Gabriel Echavarría Misas compró la Locería quebrada y atrasada: las arcillas eran amasadas con las patas de los caballos y las manos de los operarios; la forma de los recipientes se obtenía en tornos manuales; las vajillas, los ladrillos refractarios y los atanores se quemaban en hornos de carbón de leña y de piedra. Sin energía eléctrica, la producción era incipiente. Pero Gabriel sabía lo que hacía. Su olfato de industrial le indicaba que esa fábrica podría llegar a ser buen negocio, a pesar de todo: la central hidroeléctrica de Guadalupe se había inaugurado tres años antes, de modo que bastaba con tener paciencia hasta que el tendido de las redes llegara a Caldas.
Tierra de alfareros
“El pueblo de Caldas sabe hacer loza primitivamente. Puede aprender a hacerla con tornos nuevos”, suponía Gabriel, quien puso al frente de la fábrica a sus hijos, capacitados en Londres.
La Guerra Mundial puso la corona de las ventas. Con importaciones cerradas, Locería era dueña del mercado interno. No solo en vajillas: también en azulejos y baldosines.

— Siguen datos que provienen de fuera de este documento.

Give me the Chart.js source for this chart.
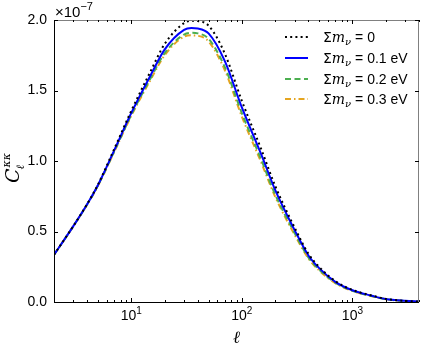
<!DOCTYPE html>
<html>
<head>
<meta charset="utf-8">
<script src="https://cdn.jsdelivr.net/npm/chart.js@4.4.1/dist/chart.umd.min.js"></script>
<style>
  html, body { margin: 0; padding: 0; background: #fff; }
  #wrap { width: 425px; height: 350px; }
</style>
</head>
<body>
<div id="wrap"><canvas id="clChart"></canvas></div>
<script>
// multipole ell, and C_ell^{kappa kappa} in units of 1e-7
const ells = [2, 3, 4, 5, 7, 10, 15, 20, 30, 35, 40, 50, 70, 100, 150, 200, 300, 400, 500, 700, 1000, 1500, 2000, 3000, 4000];
const clMassless = [0.335, 0.54, 0.696, 0.833, 1.084, 1.356, 1.639, 1.829, 1.978, 1.994, 1.992, 1.960, 1.763, 1.426, 1.082, 0.824, 0.528, 0.342, 0.249, 0.148, 0.086, 0.046, 0.022, 0.008, 0.003];
const clMnu01 = [0.335, 0.54, 0.695, 0.83, 1.075, 1.34, 1.61, 1.79, 1.93, 1.943, 1.94, 1.905, 1.71, 1.38, 1.045, 0.795, 0.51, 0.33, 0.24, 0.143, 0.083, 0.044, 0.021, 0.008, 0.003];
const clMnu02 = [0.335, 0.539, 0.694, 0.827, 1.067, 1.327, 1.589, 1.763, 1.897, 1.909, 1.905, 1.867, 1.667, 1.339, 1.008, 0.763, 0.489, 0.316, 0.230, 0.137, 0.080, 0.042, 0.020, 0.0077, 0.0029];
const clMnu03 = [0.335, 0.539, 0.692, 0.824, 1.064, 1.320, 1.578, 1.749, 1.882, 1.891, 1.888, 1.848, 1.645, 1.315, 0.988, 0.747, 0.477, 0.309, 0.224, 0.134, 0.078, 0.041, 0.0196, 0.0075, 0.0028];
const massLabels = ["0", "0.1 eV", "0.2 eV", "0.3 eV"];

const yTicks = [0, 0.5, 1.0, 1.5, 2.0];
const yTickLabels = ["0.0", "0.5", "1.0", "1.5", "2.0"];
const xTicks = [10, 100, 1000];
const xTickExp = ["1", "2", "3"];

const styles = [
  { color: "#000000", dash: [2, 3.2] },
  { color: "#0000ff", dash: [] },
  { color: "#4caf50", dash: [6, 3.5] },
  { color: "#e5a520", dash: [6, 3, 1.5, 3] },
];

const allSeries = [clMassless, clMnu01, clMnu02, clMnu03];

const datasets = allSeries.map((vals, i) => ({
  label: massLabels[i],
  data: ells.map((l, j) => ({ x: l, y: vals[j] })),
  borderColor: styles[i].color,
  borderDash: styles[i].dash,
  borderWidth: 2,
  pointRadius: 0,
  fill: false,
  cubicInterpolationMode: "monotone",
}));

// draw a run of [text, font, dy] pieces left to right
function drawPieces(ctx, x, y, pieces) {
  pieces.forEach((p) => {
    ctx.font = p[1];
    ctx.fillText(p[0], x, y + (p[2] || 0));
    x += ctx.measureText(p[0]).width;
  });
  return x;
}

const axesPlugin = {
  id: "axesPlugin",
  afterDatasetsDraw(chart) {
    const ctx = chart.ctx;
    const a = chart.chartArea;
    const xs = chart.scales.x;
    const ys = chart.scales.y;
    ctx.save();

    // frame
    ctx.lineWidth = 1;
    ctx.strokeStyle = "#000";
    ctx.beginPath();
    ctx.moveTo(a.left + 0.5, a.top);
    ctx.lineTo(a.left + 0.5, a.bottom + 0.5);
    ctx.lineTo(a.right, a.bottom + 0.5);
    ctx.stroke();
    ctx.strokeStyle = "#808080";
    ctx.beginPath();
    ctx.moveTo(a.left, a.top + 0.5);
    ctx.lineTo(a.right - 0.5, a.top + 0.5);
    ctx.lineTo(a.right - 0.5, a.bottom);
    ctx.stroke();

    // x ticks, inward on top and bottom
    ctx.strokeStyle = "#000";
    for (let dec = 1; dec <= 1000; dec *= 10) {
      for (let m = 1; m <= 9; m++) {
        const v = dec * m;
        if (v < xs.min || v > xs.max) continue;
        const px = Math.round(xs.getPixelForValue(v)) + 0.5;
        const len = m === 1 ? 4 : 2;
        ctx.beginPath();
        ctx.moveTo(px, a.bottom);
        ctx.lineTo(px, a.bottom - len);
        ctx.moveTo(px, a.top);
        ctx.lineTo(px, a.top + len);
        ctx.stroke();
      }
    }
    // y ticks, inward on left and right
    yTicks.forEach((v) => {
      const py = Math.round(ys.getPixelForValue(v)) + 0.5;
      ctx.beginPath();
      ctx.moveTo(a.left, py);
      ctx.lineTo(a.left + 4, py);
      ctx.moveTo(a.right, py);
      ctx.lineTo(a.right - 4, py);
      ctx.stroke();
    });

    ctx.fillStyle = "#000";
    // y tick labels
    ctx.font = "14px 'Liberation Sans'";
    ctx.textAlign = "right";
    ctx.textBaseline = "middle";
    yTicks.forEach((v, i) => {
      ctx.fillText(yTickLabels[i], a.left - 7, ys.getPixelForValue(v));
    });

    // x tick labels 10^n
    ctx.textAlign = "left";
    ctx.textBaseline = "alphabetic";
    xTicks.forEach((v, i) => {
      ctx.font = "14px 'Liberation Sans'";
      const w1 = ctx.measureText("10").width;
      ctx.font = "10px 'Liberation Sans'";
      const w2 = ctx.measureText(xTickExp[i]).width;
      const x0 = xs.getPixelForValue(v) - (w1 + w2) / 2;
      drawPieces(ctx, x0, 320, [["10", "14px 'Liberation Sans'"], [xTickExp[i], "10px 'Liberation Sans'", -6]]);
    });

    // x axis label
    ctx.textAlign = "center";
    ctx.font = "italic 17px 'DejaVu Serif'";
    ctx.fillText("\u2113", (a.left + a.right) / 2, 343);

    // offset text
    ctx.textAlign = "left";
    drawPieces(ctx, a.left + 1, 17, [["\u00d710", "15px 'Liberation Sans'"], ["\u22127", "11px 'Liberation Sans'", -7]]);

    // y axis label
    ctx.save();
    ctx.translate(19, 183);
    ctx.rotate(-Math.PI / 2);
    ctx.font = "italic 19px 'DejaVu Serif'";
    ctx.fillText("C", 0, 0);
    const cw = ctx.measureText("C").width;
    ctx.font = "italic 11px 'DejaVu Serif'";
    ctx.fillText("\u03ba\u03ba", cw + 1, -9);
    ctx.fillText("\u2113", cw - 1, 5);
    ctx.restore();

    // legend
    const rows = [37, 58, 79, 99];
    massLabels.forEach((lab, i) => {
      const y = rows[i];
      ctx.strokeStyle = styles[i].color;
      ctx.setLineDash(styles[i].dash);
      ctx.lineWidth = 2;
      ctx.beginPath();
      ctx.moveTo(285, y);
      ctx.lineTo(308, y);
      ctx.stroke();
      ctx.setLineDash([]);
      ctx.fillStyle = "#000";
      ctx.textBaseline = "alphabetic";
      drawPieces(ctx, 323, y + 5, [
        ["\u03a3", "14px 'DejaVu Sans'"],
        ["m", "italic 14px 'DejaVu Serif'"],
        ["\u03bd", "italic 10px 'DejaVu Serif'", 3],
        [" = " + lab, "14px 'Liberation Sans'"],
      ]);
    });

    ctx.restore();
  },
};

new Chart(document.getElementById("clChart"), {
  type: "line",
  data: { datasets: datasets },
  options: {
    responsive: true,
    maintainAspectRatio: false,
    animation: false,
    layout: { padding: { left: 54, right: 6, top: 20, bottom: 48 } },
    plugins: { legend: { display: false }, tooltip: { enabled: false } },
    scales: {
      x: { type: "logarithmic", min: 2, max: 4000, display: false },
      y: { type: "linear", min: 0, max: 2.0, display: false },
    },
  },
  plugins: [axesPlugin],
});
</script>
</body>
</html>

La fábrica ha estado situada al pie de la línea del Ferrocarril. Los rieles se notan al otro lado de la vía, como vestigios del pasado. No hay que ser historiador para entender que fueron fundamentales para la Locería. Por tren llegaban combustibles para mover los nuevos hornos y tornos, y materias primas tales como arcillas y caolines, y por tren despachaban mercancías para otras partes del país. La Locería y la estación del tren eran epicentro de gran movimiento. Aquella, por ser la empresa más grande de la zona; esta porque el Ferrocarril fue motor de la economía nacional. El edificio de la compañía, una casona antigua de un solo piso, paredes blancas de tapia, tejas de barro y pilares de madera, era sitio de encuentro de caldenses de ruana no siempre calzados. Frente a ella, decenas de mulas cargadas con bultos de café y víveres.
Ese entorno era agitado. Los obreros y empleados de la locería iban a desayunar o a tomar café a los bares de la Estación, que aun permanecen. Salomón, apodado Toño, vendedor de chance, recuerda ese tiempo con tren, que duró hasta el decenio del 70. “Este parque lo han llamado de la Locería, pero su nombres es Olaya Herrera. Las vías eran empedradas. A veces se iba la luz, la planta paraba y los empleados salían a tomar tinto”. Hoy, la compañía ocupa tres manzanas y el entorno sigue siendo agitado.
Con el tiempo, Locería dio origen al grupo Corona, que incluye varias empresas. Los procesos son certificados, explica el gerente, Luis Fernando Mejía. Uno recorre la planta de producción y halla a cientos de personas trabajando organizadamente, por zonas: la de pocillos, la de lecheras, la de callanas de sopa de cebolla... Hay partes donde los obreros echan cilindros de arcilla a deshidratar; otras, donde llenan de arcilla líquida moldes de yeso para dar forma a jarras, tras lo cual van cortando el barro que sobra; hay una decena de hornos encendidos y en el aire no flota ningún polvillo, como cualquiera habría de suponer. El ruido es moderado. Sin embargo, las normas de seguridad son extremas: todos van con tapones en los oídos y máscaras en boca y nariz. “Por eso llevamos más de 100 días sin un solo accidente laboral”, dice el gerente.
Hoy, el tren no pasa y el viejo edificio fue remplazado por uno nuevo. En el sector, todavía hay ambiente pueblerino: en la vieja estación funciona una fonda, con balcones de madera. Frente a ella, en calle de tierra hay caballos, mulas y carretillas tiradas por bestias. Mugen vacas y relinchan caballos. Cuando menos se piensa, un perro se detiene a alegar con un gallinazo.